BP trial over Deepwater Horizon oil spill in Gulf of Mexico under way

BP has been banned from winning new contracts with the US government, which says the oil company showed a "lack of business integrity" over the 2010 oil spill in the Gulf of Mexico.

The first witness in the trial over the worst oil spill in US history will take the stand Tuesday, the Associated Press reported.

Government, businesses and individuals are suing BP over the 2010 Deepwater Horizon disaster that killed 11 workers and spewed four million barrels of oil into the Gulf of Mexico.

On Monday, US Justice Department attorney Mike Underhill opened the government's case against BP by accusing the British company of greed.

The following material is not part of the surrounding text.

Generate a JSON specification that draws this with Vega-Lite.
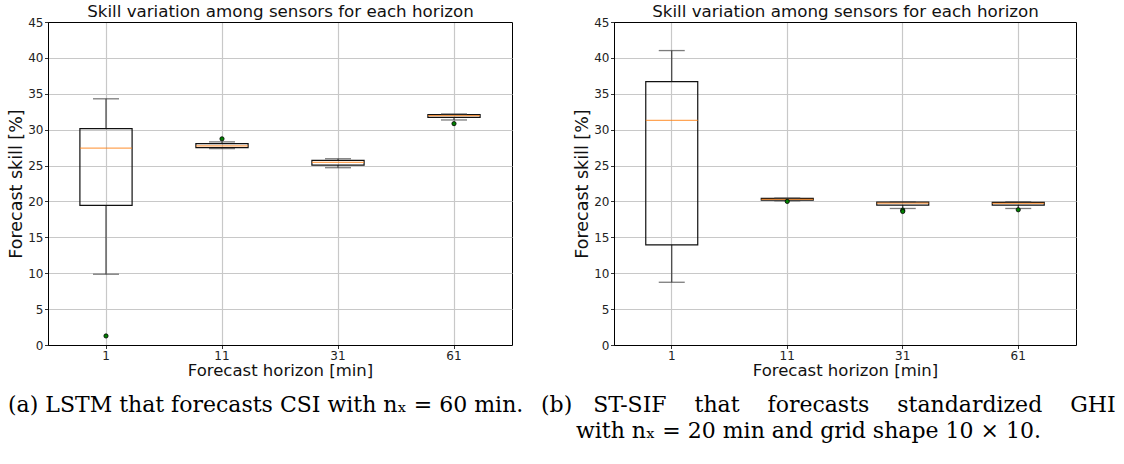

"The evidence will show that BP put profits before people, profits before safety and profits before the environment," Underhill said, according to DW.

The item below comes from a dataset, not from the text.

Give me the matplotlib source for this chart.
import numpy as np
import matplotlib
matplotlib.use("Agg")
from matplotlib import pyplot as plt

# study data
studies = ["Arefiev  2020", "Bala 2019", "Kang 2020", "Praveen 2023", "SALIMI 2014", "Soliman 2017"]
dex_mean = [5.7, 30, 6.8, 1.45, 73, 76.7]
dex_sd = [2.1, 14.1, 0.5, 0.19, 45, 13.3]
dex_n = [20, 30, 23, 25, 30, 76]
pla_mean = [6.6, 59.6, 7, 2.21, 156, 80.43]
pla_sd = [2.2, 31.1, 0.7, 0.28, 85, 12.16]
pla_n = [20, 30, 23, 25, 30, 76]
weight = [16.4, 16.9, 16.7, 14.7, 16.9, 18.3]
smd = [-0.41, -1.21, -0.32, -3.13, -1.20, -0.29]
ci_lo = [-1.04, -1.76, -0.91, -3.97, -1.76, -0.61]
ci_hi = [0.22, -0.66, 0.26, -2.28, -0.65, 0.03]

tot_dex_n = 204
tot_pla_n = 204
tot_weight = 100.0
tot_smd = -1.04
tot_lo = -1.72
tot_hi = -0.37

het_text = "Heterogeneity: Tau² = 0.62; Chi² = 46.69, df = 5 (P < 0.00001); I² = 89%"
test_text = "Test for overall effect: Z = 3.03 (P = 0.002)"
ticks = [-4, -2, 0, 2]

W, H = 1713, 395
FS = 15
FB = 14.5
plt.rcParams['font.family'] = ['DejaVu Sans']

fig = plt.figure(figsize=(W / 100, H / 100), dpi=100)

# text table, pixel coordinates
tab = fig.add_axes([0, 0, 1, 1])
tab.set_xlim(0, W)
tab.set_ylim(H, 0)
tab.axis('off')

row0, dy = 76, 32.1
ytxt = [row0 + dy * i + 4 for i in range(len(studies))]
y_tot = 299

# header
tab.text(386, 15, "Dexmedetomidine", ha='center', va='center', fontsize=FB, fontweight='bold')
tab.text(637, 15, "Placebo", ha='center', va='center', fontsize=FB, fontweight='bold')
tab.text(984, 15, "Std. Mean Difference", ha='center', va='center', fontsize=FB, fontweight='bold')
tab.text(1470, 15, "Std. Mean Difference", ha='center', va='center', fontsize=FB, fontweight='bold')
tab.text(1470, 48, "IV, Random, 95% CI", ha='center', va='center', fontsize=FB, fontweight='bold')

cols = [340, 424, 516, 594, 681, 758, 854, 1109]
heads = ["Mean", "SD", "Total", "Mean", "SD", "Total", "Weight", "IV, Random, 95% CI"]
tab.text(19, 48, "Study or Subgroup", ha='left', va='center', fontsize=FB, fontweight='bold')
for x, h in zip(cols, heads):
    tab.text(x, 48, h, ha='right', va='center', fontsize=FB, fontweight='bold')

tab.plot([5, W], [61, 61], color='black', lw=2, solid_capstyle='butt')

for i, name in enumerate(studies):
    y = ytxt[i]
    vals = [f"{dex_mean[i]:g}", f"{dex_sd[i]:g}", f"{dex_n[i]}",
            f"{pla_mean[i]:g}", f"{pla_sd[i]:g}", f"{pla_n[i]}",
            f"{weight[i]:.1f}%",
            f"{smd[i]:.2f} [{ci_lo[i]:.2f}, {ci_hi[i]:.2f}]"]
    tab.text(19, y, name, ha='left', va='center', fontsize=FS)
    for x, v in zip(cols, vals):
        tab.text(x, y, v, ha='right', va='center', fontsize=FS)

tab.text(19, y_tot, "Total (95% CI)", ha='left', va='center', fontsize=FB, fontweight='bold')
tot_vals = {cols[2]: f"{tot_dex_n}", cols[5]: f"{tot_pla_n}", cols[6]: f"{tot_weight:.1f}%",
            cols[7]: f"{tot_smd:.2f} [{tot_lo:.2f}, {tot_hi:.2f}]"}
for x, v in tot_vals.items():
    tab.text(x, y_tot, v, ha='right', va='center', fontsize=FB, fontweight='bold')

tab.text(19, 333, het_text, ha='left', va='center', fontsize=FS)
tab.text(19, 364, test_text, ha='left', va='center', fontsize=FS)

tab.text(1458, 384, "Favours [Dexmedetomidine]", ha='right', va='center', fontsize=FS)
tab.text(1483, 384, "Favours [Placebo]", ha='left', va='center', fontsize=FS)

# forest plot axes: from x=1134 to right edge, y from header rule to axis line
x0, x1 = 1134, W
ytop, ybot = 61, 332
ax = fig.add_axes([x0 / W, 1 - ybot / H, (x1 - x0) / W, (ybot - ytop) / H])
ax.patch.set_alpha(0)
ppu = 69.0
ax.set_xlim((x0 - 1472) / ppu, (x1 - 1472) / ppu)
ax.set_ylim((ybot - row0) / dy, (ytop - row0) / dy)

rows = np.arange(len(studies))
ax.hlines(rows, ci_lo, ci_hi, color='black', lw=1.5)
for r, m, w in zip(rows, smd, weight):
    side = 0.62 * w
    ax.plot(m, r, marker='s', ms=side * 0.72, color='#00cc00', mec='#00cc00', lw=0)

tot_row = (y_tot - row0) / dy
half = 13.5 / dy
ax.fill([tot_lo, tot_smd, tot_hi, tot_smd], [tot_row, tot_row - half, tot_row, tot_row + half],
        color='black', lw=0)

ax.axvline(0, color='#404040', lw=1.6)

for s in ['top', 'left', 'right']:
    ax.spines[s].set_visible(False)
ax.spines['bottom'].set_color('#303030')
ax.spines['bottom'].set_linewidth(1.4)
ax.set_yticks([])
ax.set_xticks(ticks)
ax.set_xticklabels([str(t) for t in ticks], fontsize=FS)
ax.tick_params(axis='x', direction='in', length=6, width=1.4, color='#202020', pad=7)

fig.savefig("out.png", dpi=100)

"Reckless actions were tolerated, sometimes encouraged by BP to squeeze every dollar.

"Every fork in the road, BP chose time and money over safety in the operation of what (one rig worker) called the 'well from hell.'"

The trial before Judge Carl Barbier in New Orleans will determine whether BP and its contractors were “negligent” or “grossly negligent.”

The latter ruling could see BP fined up to $17.6 billion under the Clean Water Act, the New York Times reported.

A finding of negligence would result in a less-severe penalty of about $4 billion.

Fordham University law professor Howard Erichson told Sky News the case against BP was “one of the most complex and massive disputes ever faced by the courts.”

Many observers believe the parties will reach a settlement before the court delivers its verdict.

According to Reuters, BP has already spent or committed $37 billion on “cleanup, restoration, payouts, settlements and fines” stemming from the disaster.